KuzMenachem 509 days ago
Reminds me of an excellent 3blue1brown video about Newton’s method [1]. You can see similar fractal patterns emerge there too.
[1] https://www.youtube.com/watch?v=-RdOwhmqP5s
int_19h 509 days ago
I hope one day we'll have generative AI capable of producing stuff like this on demand:
https://www.youtube.com/watch?v=8cgp2WNNKmQ
[-]
- passion__desire 509 days ago
  Not just that AI can overlay artistic styles like below on top of such fractal structures.
  http://sub.blue/inkwell
  [-]
  - int_19h 509 days ago
    Generating a single still image is not an issue, obviously. It's more about picking "good" fractal parameters, a "good" spot to zoom in on said fractal, and "good" colors to dress it all up. Even more so if you are trying to time it all to specific music matching the visuals, as some of the fractal art videos do.
kalu 509 days ago
So this author trained a neural network billions of times using different hyper parameters ? How much dod that cost ?
[-]
- tpm 509 days ago
  "overnight on an A100" per https://twitter.com/jaschasd/status/1757056127991439832
- TheCoreh 509 days ago
  The networks trained were really small, with only one hidden layer, and a width of 16.
- mkl 509 days ago
  Very small networks are cheap and easy (even 20 years ago).
milliams 509 days ago
I'd argue that these are not fractals in the mathematical sense, but they do seem to be demonstrating chaos.
[-]
- bob88jg 509 days ago
  This is what I Initially thought too but I am less certain now - I assumed Fractal implied self similarity (which this doesn't seem to have) but this is in fact not true - I think to actually say if its fractal or not someone needs to estimate its dimension using box counting or some, way beyond me, analytical method.
  [-]
  - wang_li 509 days ago
    They should have definition at arbitrary scales. These images do not, they are built from a fixed sized matrix. Beyond a certain point you are between the data points.
    [-]
    - bob88jg 509 days ago
      Same can be said for the madelbtot set or any other fractal - there is a physical bound on the precision of the values - you can in theory run a NN with arbitary precision floats...
      [-]
      - wang_li 508 days ago
        But the image is based on the attributes of each node in the NN matrix. The Mandelbrot set can be calculated at any precision you desire and it keeps going. An NN is discrete and finite.
        [-]
        bob88jg 507 days ago
        That's not what it shows at all - it shows how varying hyper parameters (which are floats and thus can be set at any arbitary precision) effects the speed at which convergence happens - so its some function F: R^n -> Z - it has literally nothing to do with the nodes in the neural network...
karxxm 509 days ago
What’s that color-map called?
[-]
- nossid 509 days ago
  In the notebook you can see it set to Spectral.

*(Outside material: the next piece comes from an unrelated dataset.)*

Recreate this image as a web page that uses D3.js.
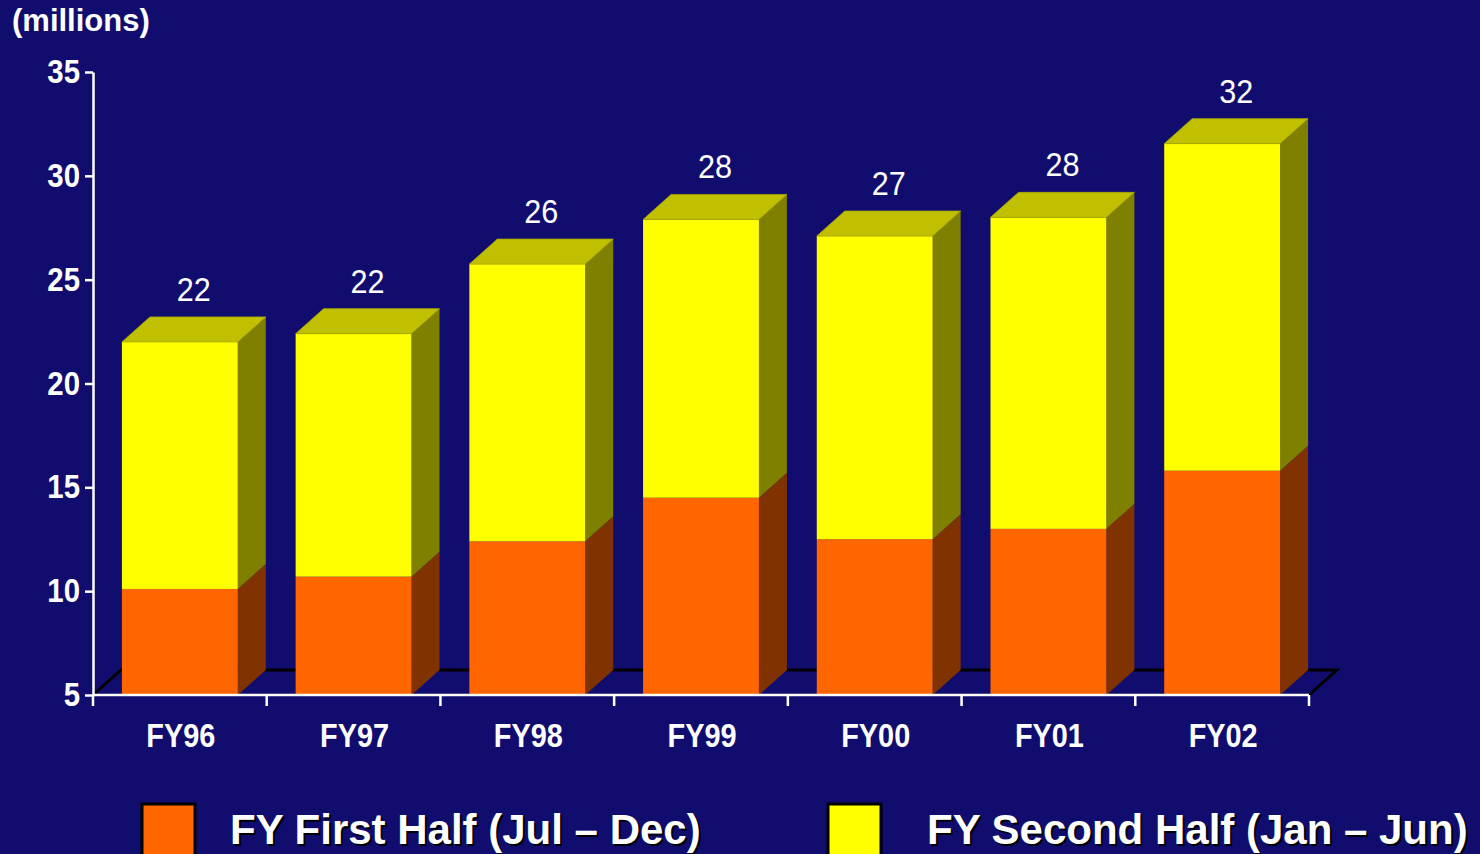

  https://github.com/Sohl-Dickstein/fractal/blob/main/the_boun...
albertgt 509 days ago
Dave Bowman> omg it’s full of fractals
HAL> why yes Dave what did you think I was made of
7e 509 days ago
Today I learned that if something is detailed, it is now fractal.
[-]
- lifthrasiir 509 days ago
  Fractal is not necessarily self-similar; it just has to show enough detailed structures when zoomed in ad infinitum. While no single defiition for fractals exists, at least that's one of the common denominators (because otherwise many "fractals" in the nature can't be called so).
- magicalhippo 509 days ago
  It would be interesting to compute the fractal dimension[1] to see if it really is fractal[2] or just looks like it.
  I recall similar tests being done on paintings by Pollock and of other artists trying to copy his style to determine authenticity[3].
  [1]: https://en.wikipedia.org/wiki/Fractal_dimension
  [2]: https://mathworld.wolfram.com/Fractal.html
  [3]: https://cpb-us-e1.wpmucdn.com/blogs.uoregon.edu/dist/e/12535...
  [-]
  - bluetintedfort 509 days ago
    The sister paper[1] contains the fractal dimensions of some of the images using a boxcount paper.
    [1]: https://arxiv.org/pdf/2402.06184.pdf
    [-]
    - bob88jg 509 days ago
      Thanks!! I was also under the impression Fractals required self similarity and not just infinite detail but glad to have that misconception corrected!
      I think it probably stems from the fact that all the fractals, I have seen, for which the dimension can be analytically calculated do show obvious patterns of similarity at different scales.
      [-]
      - magicalhippo 509 days ago
        Searching I stumbled over this paper[1], which I found interesting, on characterizing the fractal-ness of geological structures.
        They point out that the usual measure of fractal dimension, or capacity dimension[2], doesn't consider the physical size of the features and can thus be inaccurate. Instead they suggest using the information dimension[3], which is bounded by the capacity dimension.
        [1]: https://doi.org/10.1016/j.chaos.2018.05.008 (full text available on that hub of science)
        [2]: https://mathworld.wolfram.com/CapacityDimension.html
        [3]: https://mathworld.wolfram.com/InformationDimension.html
        [-]
        tudorw 504 days ago
        Seems there are a few more, Higuchi Dimension, Box Counting Dimension (D0), Generalized Rényi Dimension and others are discussed mid-way through this;
        https://medium.com/@h.a.papageorgiou/the-reality-of-the-ruli...
    - magicalhippo 509 days ago
      Ah I had a quick read before I went to bed last night, missed that bit, cheers.
- paulrudy 509 days ago
  I'm only a fractal enthusiast, but my impression is that the key distinction that makes these fractals, or at least fractal-like, is not their detail per se, but that there is complexity at every scale. From the article:
  > we find intricate structure at every scale
  > At every length scale, small changes in the hyperparameters can lead to large changes in training dynamics
  [-]
  - bob88jg 509 days ago
    "small changes in the hyperparameters can lead to large changes in training dynamics"
    This is the definition of Chaos though no? Butterfly flaps its wings, hurricane on other side of the planet...
    [-]
    - paulrudy 507 days ago
      As far as I am aware, these kinds of nonlinear relationships are a feature of fractal dynamics, but I'm not a mathematician.